### WHAT IS NEEDED
Using the listing below, extract each line that has the word "standalone" in it.

### Source code of charts
□ □ □ □

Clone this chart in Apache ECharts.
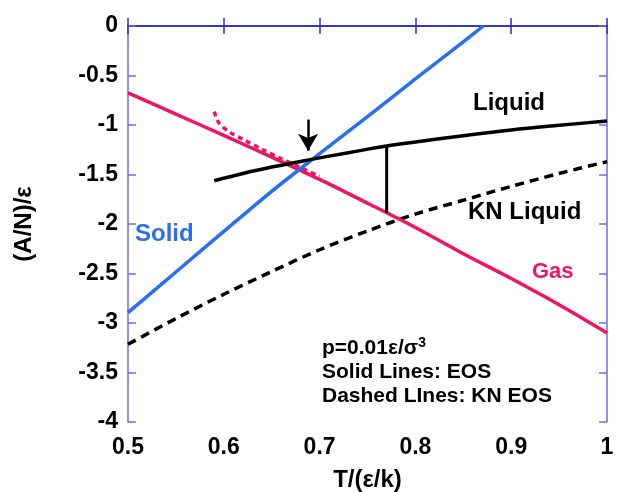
<!DOCTYPE html>
<html>
<head>
<meta charset="utf-8">
<script src="https://cdn.jsdelivr.net/npm/echarts@6/dist/echarts.min.js"></script>
<style>
  html, body { margin: 0; padding: 0; background: #fff; }
  #chart { width: 617px; height: 492px; }
</style>
</head>
<body>
<div id="chart"></div>
<script>
// Helmholtz free energy per particle vs temperature at p = 0.01 ε/σ³
var xTicks = [0.5, 0.6, 0.7, 0.8, 0.9, 1];
var yTicks = [-4, -3.5, -3, -2.5, -2, -1.5, -1, -0.5, 0];

// EOS curves (solid)
var solidT = [0.5, 0.55, 0.6, 0.65, 0.7, 0.75, 0.8, 0.85, 0.871];
var solidA = [-2.895, -2.485, -2.075, -1.67, -1.29, -0.915, -0.535, -0.16, 0];

var gasT = [0.5, 0.55, 0.6, 0.65, 0.7, 0.75, 0.8, 0.85, 0.9, 0.95, 1.0];
var gasA = [-0.675, -0.89, -1.105, -1.325, -1.55, -1.79, -2.035, -2.30, -2.55, -2.815, -3.10];

var liquidT = [0.59, 0.62, 0.65, 0.69, 0.73, 0.77, 0.8, 0.85, 0.9, 0.95, 1.0];
var liquidA = [-1.563, -1.49, -1.425, -1.35, -1.28, -1.213, -1.172, -1.108, -1.05, -1.003, -0.96];

// KN EOS curves (dashed)
var knGasT = [0.59, 0.595, 0.605, 0.62, 0.64, 0.66, 0.68, 0.70];
var knGasA = [-0.865, -0.98, -1.065, -1.145, -1.245, -1.34, -1.43, -1.52];

var knLiquidT = [0.5, 0.55, 0.6, 0.65, 0.7, 0.75, 0.8, 0.85, 0.9, 0.95, 1.0];
var knLiquidA = [-3.215, -2.955, -2.71, -2.48, -2.26, -2.07, -1.90, -1.76, -1.62, -1.49, -1.37];

// Liquid–gas coexistence marker and arrow at the solid–liquid crossing
var tieT = 0.77;
var tieA = [-1.213, -1.89];
var arrowT = 0.688;
var arrowA = [-0.945, -1.26];

function pairs(xs, ys) { return xs.map(function (x, i) { return [x, ys[i]]; }); }

var BLUE = '#2a6ef2';
var PINK = '#f2145f';
var FONT = 'Liberation Sans';

var chart = echarts.init(document.getElementById('chart'), null, { renderer: 'canvas' });

var boxX = '#2a2ad0';
var boxY = '#6e6ee6';

function tickText(v) { return String(Math.round(v * 10) / 10); }

chart.setOption({
  animation: false,
  grid: { left: 128, right: 10, top: 26, bottom: 70, containLabel: false, outerBoundsMode: 'none' },
  xAxis: [
    {
      type: 'value', min: 0.5, max: 1, interval: 0.1, position: 'bottom',
      name: 'T/(ε/k)', nameLocation: 'middle', nameGap: 46,
      nameTextStyle: { fontFamily: FONT, fontWeight: 'bold', fontSize: 24, color: '#000' },
      axisLine: { show: true, lineStyle: { color: boxX, width: 1.5 } },
      axisTick: { show: true, inside: true, length: 8, lineStyle: { color: boxX, width: 1.5 } },
      axisLabel: { margin: 14, fontFamily: FONT, fontWeight: 'bold', fontSize: 23, color: '#000', formatter: tickText },
      splitLine: { show: false }
    },
    {
      type: 'value', min: 0.5, max: 1, interval: 0.1, position: 'top',
      axisLine: { show: true, lineStyle: { color: boxX, width: 1.5 } },
      axisTick: { show: true, inside: true, length: 8, lineStyle: { color: boxX, width: 1.5 } },
      axisLabel: { show: false },
      splitLine: { show: false }
    }
  ],
  yAxis: [
    {
      type: 'value', min: -4, max: 0, interval: 0.5, position: 'left',
      name: '(A/N)/ε', nameLocation: 'middle', nameGap: 92, nameRotate: 90,
      nameTextStyle: { fontFamily: FONT, fontWeight: 'bold', fontSize: 24, color: '#000' },
      axisLine: { show: true, lineStyle: { color: boxY, width: 1.5 } },
      axisTick: { show: true, inside: true, length: 8, lineStyle: { color: boxY, width: 1.5 } },
      axisLabel: { margin: 10, fontFamily: FONT, fontWeight: 'bold', fontSize: 23, color: '#000', formatter: tickText },
      splitLine: { show: false }
    },
    {
      type: 'value', min: -4, max: 0, interval: 0.5, position: 'right',
      axisLine: { show: true, lineStyle: { color: boxY, width: 1.5 } },
      axisTick: { show: true, inside: true, length: 8, lineStyle: { color: boxY, width: 1.5 } },
      axisLabel: { show: false },
      splitLine: { show: false }
    }
  ],
  series: [
    {
      name: 'KN Liquid', type: 'line', data: pairs(knLiquidT, knLiquidA), smooth: 0.3,
      showSymbol: false, lineStyle: { color: '#000', width: 3.5, type: [9, 6] }, z: 2
    },
    {
      name: 'KN Gas', type: 'line', data: pairs(knGasT, knGasA), smooth: 0.3,
      showSymbol: false, lineStyle: { color: PINK, width: 3.5, type: [5, 4] }, z: 2
    },
    {
      name: 'Gas', type: 'line', data: pairs(gasT, gasA), smooth: 0.3,
      showSymbol: false, lineStyle: { color: PINK, width: 3.5 }, z: 3
    },
    {
      name: 'Solid', type: 'line', data: pairs(solidT, solidA), smooth: 0.3,
      showSymbol: false, lineStyle: { color: BLUE, width: 3.5 }, z: 4
    },
    {
      name: 'Liquid', type: 'line', data: pairs(liquidT, liquidA), smooth: 0.4,
      showSymbol: false, lineStyle: { color: '#000', width: 3.5 }, z: 5
    },
    {
      name: 'tie', type: 'line', data: [[tieT, tieA[0]], [tieT, tieA[1]]],
      showSymbol: false, lineStyle: { color: '#000', width: 3 }, z: 5,
      markLine: {
        silent: true, symbol: ['none', 'arrow'], symbolSize: [15, 17],
        label: { show: false },
        lineStyle: { color: '#000', width: 2.5, type: 'solid' },
        data: [[{ coord: [arrowT, arrowA[0]] }, { coord: [arrowT, arrowA[1]] }]]
      }
    }
  ],
  graphic: [
    { type: 'text', left: 473, top: 91, style: { text: 'Liquid', fontFamily: FONT, fontWeight: 'bold', fontSize: 24, fill: '#000' } },
    { type: 'text', left: 468, top: 200, style: { text: 'KN Liquid', fontFamily: FONT, fontWeight: 'bold', fontSize: 24, fill: '#000' } },
    { type: 'text', left: 135, top: 222, style: { text: 'Solid', fontFamily: FONT, fontWeight: 'bold', fontSize: 24, fill: BLUE } },
    { type: 'text', left: 532, top: 261, style: { text: 'Gas', fontFamily: FONT, fontWeight: 'bold', fontSize: 22, fill: PINK } },
    {
      type: 'text', left: 322, top: 336,
      style: {
        text: '{a|p=0.01ε/σ}{s|3}\n{a|Solid Lines: EOS}\n{a|Dashed LInes: KN EOS}',
        rich: {
          a: { fontFamily: FONT, fontWeight: 'bold', fontSize: 21, fill: '#000', lineHeight: 24 },
          s: { fontFamily: FONT, fontWeight: 'bold', fontSize: 14, fill: '#000', verticalAlign: 'top', lineHeight: 24, padding: [0, 0, 10, 0] }
        }
      }
    }
  ]
});
</script>
</body>
</html>
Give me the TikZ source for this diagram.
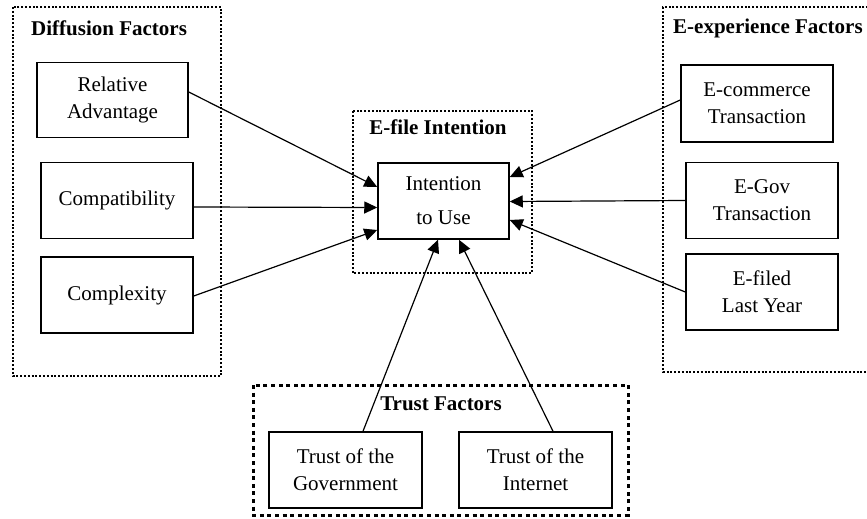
\documentclass[tikz,border=0pt]{standalone}
\usepackage{fontspec}
\setmainfont{Liberation Serif}
\usetikzlibrary{arrows.meta}
\begin{document}
\begin{tikzpicture}[x=1pt,y=-1pt,
  box/.style={draw,line width=1.5pt,align=center,inner sep=0pt,
    font=\fontsize{21}{27}\selectfont},
  grp/.style={draw,line width=2pt,dash pattern=on 2pt off 1.8pt},
  tgrp/.style={draw,line width=3pt,dash pattern=on 4pt off 3.6pt},
  glabel/.style={font=\fontsize{21}{25}\selectfont\bfseries,inner sep=0pt},
  arr/.style={line width=1.2pt,-{Triangle[length=13pt,width=12pt]}}]
\useasboundingbox (0,0) rectangle (867,519);
% group frames
\draw[grp] (13,7) rectangle (221,376);
\draw[grp] (353,111) rectangle (532,273);
\draw[grp] (872,7) -- (663,7) -- (663,372) -- (872,372);
\draw[tgrp] (253,385) rectangle (628,515);
% group labels
\node[glabel,anchor=west] (ldiff) at (31,28) {Diffusion Factors};
\node[glabel,anchor=west] (lexp) at (673,28) {E-experience Factors};
\node[glabel] (lfile) at (438,127) {E-file Intention};
\node[glabel] (ltrust) at (441,404) {Trust Factors};
% boxes
\node[box,minimum width=151pt,minimum height=75pt] (ra) at (112.5,100) {Relative\\Advantage};
\node[box,minimum width=152pt,minimum height=76pt] (comp) at (117,200.5) {Compatibility};
\node[box,minimum width=152pt,minimum height=76pt] (cplx) at (117,295) {Complexity};
\node[box,minimum width=131pt,minimum height=76pt,font=\fontsize{21}{34}\selectfont] (itu) at (443.5,201) {Intention\\to Use};
\node[box,minimum width=152pt,minimum height=77pt] (ec) at (757,103.5) {E-commerce\\Transaction};
\node[box,minimum width=152pt,minimum height=76pt] (egov) at (762,200.5) {E-Gov\\Transaction};
\node[box,minimum width=152pt,minimum height=76pt] (efiled) at (762,292) {E-filed\\Last Year};
\node[box,minimum width=153pt,minimum height=76pt] (tgov) at (345.5,470) {Trust of the\\Government};
\node[box,minimum width=153pt,minimum height=76pt] (tint) at (535.5,470) {Trust of the\\Internet};
% connectors
\draw[arr] ([yshift=8pt]ra.east) -- ([yshift=14pt]itu.west);
\draw[arr] ([yshift=-6.5pt]comp.east) -- ([yshift=-6.5pt]itu.west);
\draw[arr] ([yshift=-1pt]cplx.east) -- ([yshift=-29pt]itu.west);
\draw[arr] ([yshift=3.5pt]ec.west) -- ([yshift=24pt]itu.east);
\draw[arr] (egov.west) -- ([yshift=-0.5pt]itu.east);
\draw[arr] (efiled.west) -- ([yshift=-19pt]itu.east);
\draw[arr] ([xshift=17.5pt]tgov.north) -- ([xshift=-5.5pt]itu.south);
\draw[arr] ([xshift=17.5pt]tint.north) -- ([xshift=15.5pt]itu.south);
\end{tikzpicture}
\end{document}
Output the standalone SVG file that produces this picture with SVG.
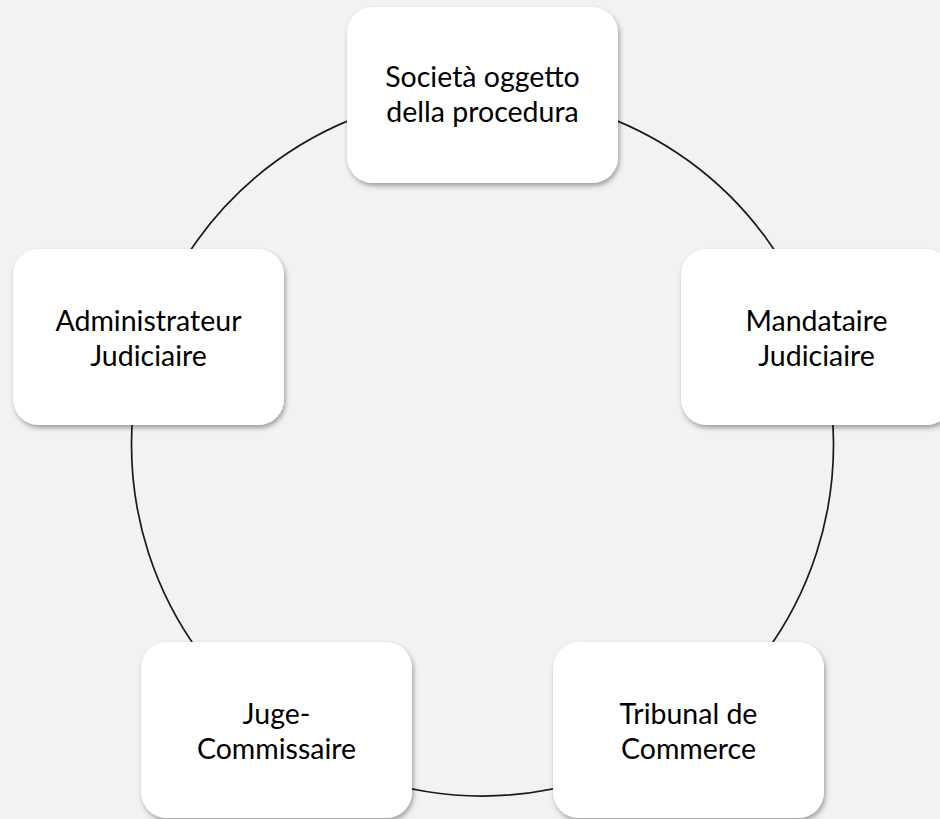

□ □ □ □

### EXERCISE RESULT
\documentclass[tikz,border=0pt]{standalone}
Output the standalone SVG file that produces this picture with SVG.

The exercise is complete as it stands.